Wipeout was a British game show based on the original US format that aired on BBC1 from 25 May 1994 to 17 April 2003. The show was originally hosted by Paul Daniels from 1994 to 1997, then Bob Monkhouse took over from 1998 to 2003
48 Episodes on 7 DVDS
During the game, correct answers would be replaced by a golden star on a black circle, whereas "wipeouts" (wrong answers) would be replaced by the blue and yellow Wipeout "W" (in the Monkhouse version, green ticks were used for correct answers and red Xs for wipeouts).
Three boards were played in Round 1, with £10 awarded for the first answer plus an additional £10 for each subsequent correct answer (up to £110 for the eleventh). In the Monkhouse version, only two boards were played and each correct answer was worth £50.
In Round 1 on the first three series, each of the three boards featured a mystery prize hidden behind any one answer. The prize would be determined based on whether it was hidden behind a correct answer or a Wipeout. If it was hidden behind a Wipeout, the player was awarded a cheap prize, usually one to do with the answer (e.g. a can of oil and a lollipop). If it was hidden behind a correct answer, the player was awarded a much better prize (e.g. designer handbags). The contestant who revealed the prize kept it regardless of the game's outcome.
A tiebreaker was not played at the end of Round 1 should a tie present itself. Instead, the player to proceed was the one who had given the most correct answers up to that point. If this was also tied, the player with the fewest wipeouts was accepted into Round 2.
Round 2 was known as "Wipeout Auction". The contestants would be offered a subject, and twelve possible answers on the grid. Eight of these would be correct, and four of these would be Wipeouts. The contestant with the highest amount of money would have the opportunity to bid first on how many correct answers they think they could find in the grid, or to pass the opening bid onto their opponent. Whoever offered the highest bid was given the opportunity to choose that number of answers. The player remained in control until they had achieved the number of correct answers with which they won the bid, or until they hit a Wipeout. If they hit a Wipeout, the opposing player would only have to get one answer right to head into the next round; play switches back to the first player if the second player also discovers a Wipeout. The first player to win two boards went through.

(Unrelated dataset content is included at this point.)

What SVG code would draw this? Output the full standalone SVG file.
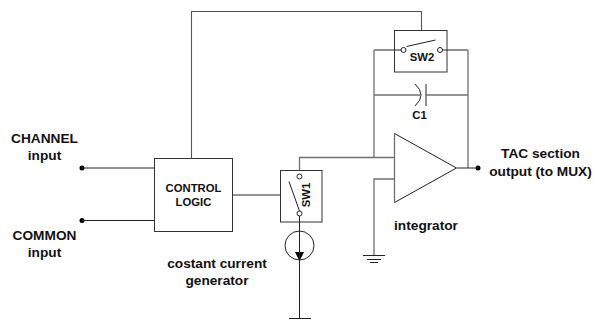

Round 3 was known as "The bonus round" (called "The Monkhouse Minute", with the main button the contestant had to hit "Bob's Button" during the second era) was exactly the same as in America, except that the contestant pressed a button attached to the monitor they wished to activate (in the Daniels version, answers were entered on an oversized keypad). Victory awarded a holiday to a specific location, which changed on occasion. This round was like one of the famous games in The Price Is Right the Race Game where the contestant had to select six answers and run and hit a button which would then show on the screen how many correct answers he or she had selected. The contestant kept doing this until either the time had run out or they found all six correct answers. Daniels did the running on the contestant's behalf on several occasions such as once when they had a wheelchair-bound winner and another when the winner was pregnant and therefore preferred not to risk running. The contestants were told in advance where the holiday would be in the Daniels era, but when Monkhouse took over they could choose where they wanted to go provided that it was within Europe.